In recent decades, decentralised education has become increasingly important as a conduit for the dissemination of key skills and inclusion of marginalised groups into the State. In Mongolia, the decentralisation of education and implementation of non-formal educational reforms were central to post-socialist transformation. This research will investigate the lived experience of one key reform, Open and Distance Learning (ODL), an important feature of rural education in the country. Today, the field of educational research is key to analysing relationships of power, knowledge, and identity, as well as entangled with the effects of globalisation, and increasingly market-based neoliberal approaches to social policy.
In Mongolia, ODL provides the key nexus for conceptualising complex intersections of global policy imports, historical contingencies and local subject positions that people take up within, and outside, of the National Centres for Non Formal and Distance Education (NFE).

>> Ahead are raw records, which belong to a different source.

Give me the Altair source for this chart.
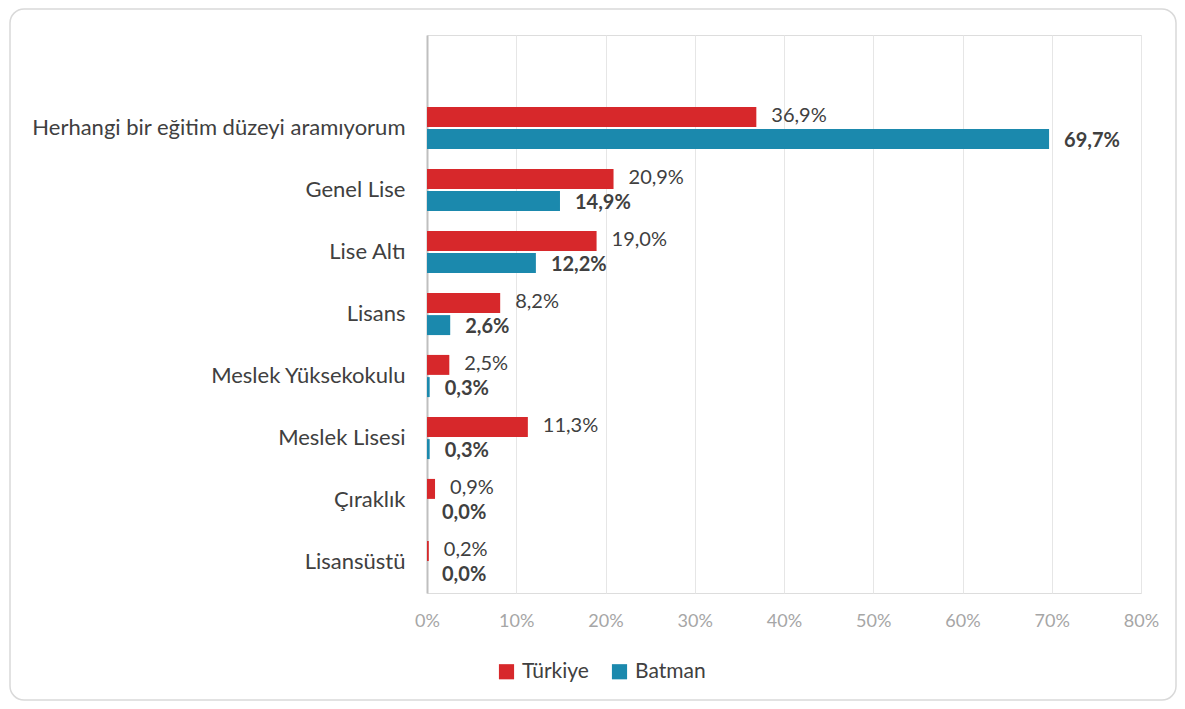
import altair as alt
import pandas as pd

categories = ["Herhangi bir eğitim düzeyi aramıyorum", "Genel Lise", "Lise Altı", "Lisans",
              "Meslek Yüksekokulu", "Meslek Lisesi", "Çıraklık", "Lisansüstü"]
turkiye = [36.9, 20.9, 19.0, 8.2, 2.5, 11.3, 0.9, 0.2]
batman = [69.7, 14.9, 12.2, 2.6, 0.3, 0.3, 0.0, 0.0]
series = ["Türkiye", "Batman"]
colors = ["#D7282B", "#1B89AD"]
x_ticks = [0, 10, 20, 30, 40, 50, 60, 70, 80]

rows = []
for c, t, b in zip(categories, turkiye, batman):
    rows.append({"cat": c, "series": "Türkiye", "v": t})
    rows.append({"cat": c, "series": "Batman", "v": b})
df = pd.DataFrame(rows)

FONT = "Lato"
W, H = 714, 558
y_domain = [" "] + categories

y_enc = alt.Y("cat:N", sort=y_domain,
              scale=alt.Scale(domain=y_domain, paddingInner=0.32, paddingOuter=0.16),
              axis=alt.Axis(title=None, labelFontSize=22, labelColor="#404040", labelFont=FONT,
                            labelPadding=22, labelLimit=500, ticks=False, domain=True,
                            domainColor="#bfbfbf", domainWidth=2, grid=False))
yoff = alt.YOffset("series:N", sort=series, scale=alt.Scale(domain=series, paddingInner=0.1))
x_enc = alt.X("v:Q", scale=alt.Scale(domain=[0, 80], nice=False),
              axis=alt.Axis(title=None, values=x_ticks, labelExpr="datum.value + '%'",
                            labelFontSize=18, labelColor="#a6a6a6", labelFont=FONT,
                            labelPadding=19, labelFlush=False, ticks=False, domain=False,
                            grid=True, gridColor="#e6e6e6", gridWidth=1))

bars = alt.Chart(df).mark_bar().encode(
    x=x_enc, y=y_enc, yOffset=yoff,
    color=alt.Color("series:N", sort=series, scale=alt.Scale(domain=series, range=colors),
                    legend=alt.Legend(title=None, orient="none", legendX=69, legendY=626,
                                      direction="horizontal", symbolType="square",
                                      symbolSize=230, symbolStrokeWidth=0,
                                      labelFontSize=21, labelColor="#404040", labelFont=FONT,
                                      columnPadding=20, labelOffset=5)),
)

lab = "replace(format(datum.v, '.1f'), '.', ',') + '%'"
text_t = alt.Chart(df).transform_filter("datum.series == 'Türkiye'").transform_calculate(
    label=lab).mark_text(align="left", baseline="middle", dx=15, dy=-1, fontSize=20,
                         font=FONT, color="#404040").encode(
    x="v:Q", y=alt.Y("cat:N", sort=y_domain), yOffset=yoff, text="label:N")
text_b = alt.Chart(df).transform_filter("datum.series == 'Batman'").transform_calculate(
    label=lab).mark_text(align="left", baseline="middle", dx=15, dy=2, fontSize=20,
                         font=FONT, fontWeight="bold", color="#404040").encode(
    x="v:Q", y=alt.Y("cat:N", sort=y_domain), yOffset=yoff, text="label:N")

frame = alt.Chart(pd.DataFrame({"a": [0]})).mark_rect(
    fill=None, stroke="#d9d9d9", strokeWidth=1.5, cornerRadius=14, clip=False).encode(
    x=alt.value(-417), x2=alt.value(749), y=alt.value(-26), y2=alt.value(665))

chart = alt.layer(frame, bars, text_t, text_b).properties(
    width=W, height=H,
    autosize=alt.AutoSizeParams(type="none"),
    padding={"left": 419, "top": 27, "right": 36, "bottom": 108},
).configure_view(stroke=None).configure(background="white")

chart.save("out.html", embed_options={"renderer": "svg", "actions": False})
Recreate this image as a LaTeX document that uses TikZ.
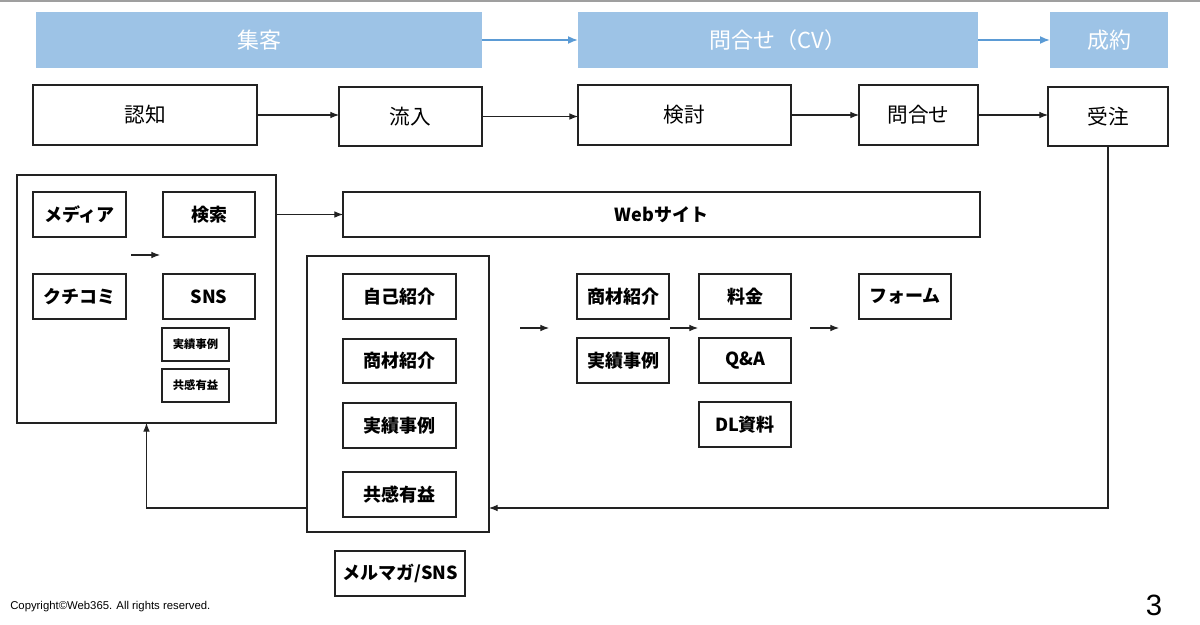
\documentclass[tikz,border=0pt]{standalone}
\usepackage{fontspec}
\setmainfont{Noto Sans CJK JP}
\newfontfamily\arialfont{Liberation Sans}
\usetikzlibrary{arrows.meta}
\definecolor{bluebox}{HTML}{9DC3E6}
\definecolor{bluearrow}{HTML}{5B9BD5}
\definecolor{edgec}{HTML}{222222}
\tikzset{
  pbox/.style={draw=edgec, line width=1.1pt, fill=white, inner sep=0pt, outer sep=0pt, text=black},
  bluebx/.style={fill=bluebox, draw=none, inner sep=0pt, outer sep=0pt, text=white, font=\fontsize{16.5}{19}\selectfont},
  bigtxt/.style={font=\fontsize{15.5}{18}\selectfont},
  midtxt/.style={font=\fontsize{13.5}{16}\bfseries\selectfont},
  smalltxt/.style={font=\fontsize{8.5}{10}\bfseries\selectfont},
  arr/.style={draw=edgec, line width=0.8pt, -{Latex[length=6.5pt,width=5pt]}},
  barr/.style={draw=bluearrow, line width=1.3pt, -{Latex[length=7.5pt,width=6pt]}},
}
\newcommand\bx[7][]{\node[pbox,#1,minimum width={(#5-#3)*0.75pt},minimum height={(#6-#4)*0.75pt}] (#2) at ({(#3+#5)/2},{(#4+#6)/2}) {#7};}
\newcommand\blx[7][]{\node[bluebx,#1,minimum width={(#5-#3)*0.75pt},minimum height={(#6-#4)*0.75pt}] (#2) at ({(#3+#5)/2},{(#4+#6)/2}) {#7};}
\begin{document}
\begin{tikzpicture}[x=0.75pt,y=-0.75pt]
\path[fill=white, use as bounding box] (0,0) rectangle (1200,625);
\draw[gray!75, line width=1.2pt] (0,1) -- (1200,1);
% top blue row
\blx{shu}{36}{12}{482}{68}{集客}
\blx{cv}{578}{12}{978}{68}{問合せ（CV）}
\blx{seiyaku}{1050}{12}{1168}{68}{成約}
\draw[barr] (shu.east) -- (cv.west);
\draw[barr] (cv.east) -- (seiyaku.west);
% second row
\bx[bigtxt]{ninchi}{33}{85}{257}{145}{認知}
\bx[bigtxt]{ryunyu}{339}{87}{482}{146}{流入}
\bx[bigtxt]{kento}{578}{85}{791}{145}{検討}
\bx[bigtxt]{toi}{859}{85}{978}{145}{問合せ}
\bx[bigtxt]{juchu}{1048}{87}{1168}{146}{受注}
\draw[arr] (ninchi.east) -- (ninchi.east -| ryunyu.west);
\draw[arr] (ryunyu.east) -- (ryunyu.east -| kento.west);
\draw[arr] (kento.east) -- (kento.east -| toi.west);
\draw[arr] (toi.east) -- (toi.east -| juchu.west);
% big left box
\bx{big}{17}{175}{276}{423}{}
\bx[midtxt]{media}{33}{192}{126}{237}{メディア}
\bx[midtxt]{kensaku}{163}{192}{255}{237}{検索}
\bx[midtxt]{kuchikomi}{33}{274}{126}{319}{クチコミ}
\bx[midtxt]{sns}{163}{274}{255}{319}{SNS}
\bx[smalltxt]{jisseki1}{162}{328}{229}{361}{実績事例}
\bx[smalltxt]{kyokan1}{162}{369}{229}{402}{共感有益}
\coordinate (a1s) at (131,255);
\coordinate (a1e) at (160,255);
\draw[arr] (a1s) -- (a1e);
% web
\bx[midtxt]{web}{343}{192}{980}{237}{Webサイト}
\draw[arr] (big.east |- web) -- (web.west);
% middle box
\bx{mid}{307}{256}{489}{532}{}
\bx[midtxt]{jiko}{343}{274}{456}{319}{自己紹介}
\bx[midtxt]{shozai1}{343}{339}{456}{383}{商材紹介}
\bx[midtxt]{jisseki2}{343}{403}{456}{448}{実績事例}
\bx[midtxt]{kyokan2}{343}{472}{456}{517}{共感有益}
\bx[midtxt]{merumaga}{335}{551}{465}{596}{メルマガ/SNS}
% right group
\bx[midtxt]{shozai2}{577}{274}{669}{319}{商材紹介}
\bx[midtxt]{jisseki3}{577}{338}{669}{383}{実績事例}
\bx[midtxt]{ryokin}{699}{274}{791}{319}{料金}
\bx[midtxt]{qa}{699}{338}{791}{383}{Q\&A}
\bx[midtxt]{dl}{699}{402}{791}{447}{DL資料}
\bx[midtxt]{form}{859}{274}{951}{319}{フォーム}
\coordinate (a2s) at (520,328);
\coordinate (a2e) at (549,328);
\coordinate (a3s) at (670,328);
\coordinate (a3e) at (698,328);
\coordinate (a4s) at (810,328);
\coordinate (a4e) at (839,328);
\draw[arr] (a2s) -- (a2e);
\draw[arr] (a3s) -- (a3e);
\draw[arr] (a4s) -- (a4e);
% feedback loop
\coordinate (fby) at (0,508);
\draw[arr] (juchu.south) |- (mid.east |- fby);
\draw[arr] (mid.west |- fby) -| (big.south);
% footer
\node[anchor=west, inner sep=0pt, font=\arialfont\fontsize{8.5}{10}\selectfont] (copy) at (10,607) {Copyright©Web365. All rights reserved.};
\node[inner sep=0pt, font=\arialfont\fontsize{22}{24}\selectfont] (pnum) at (1154,605) {3};
\end{tikzpicture}
\end{document}
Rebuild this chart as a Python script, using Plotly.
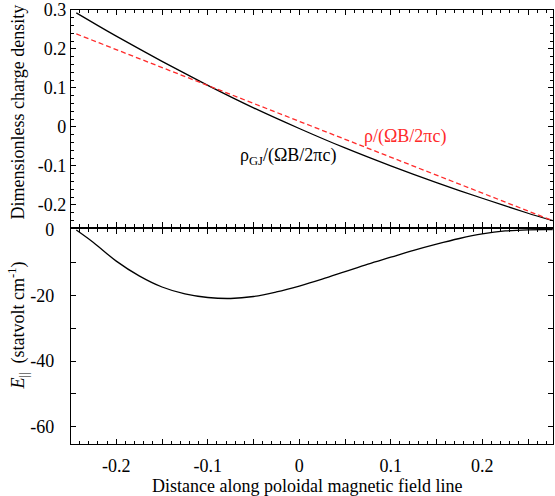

In this presentation, I will introduce my future research and discuss the social dynamics and political economy of how decentralised education is organised in this context. I will look beyond the NFE centres as the loci for teaching and learning by focusing instead on the complex, contextual and dynamic set of challenges that arise at the intersection between Mongolia’s very specific local economic histories and post-cold war legacies, its conceptualisation of mobile pastoralism, and various forms of educational policy.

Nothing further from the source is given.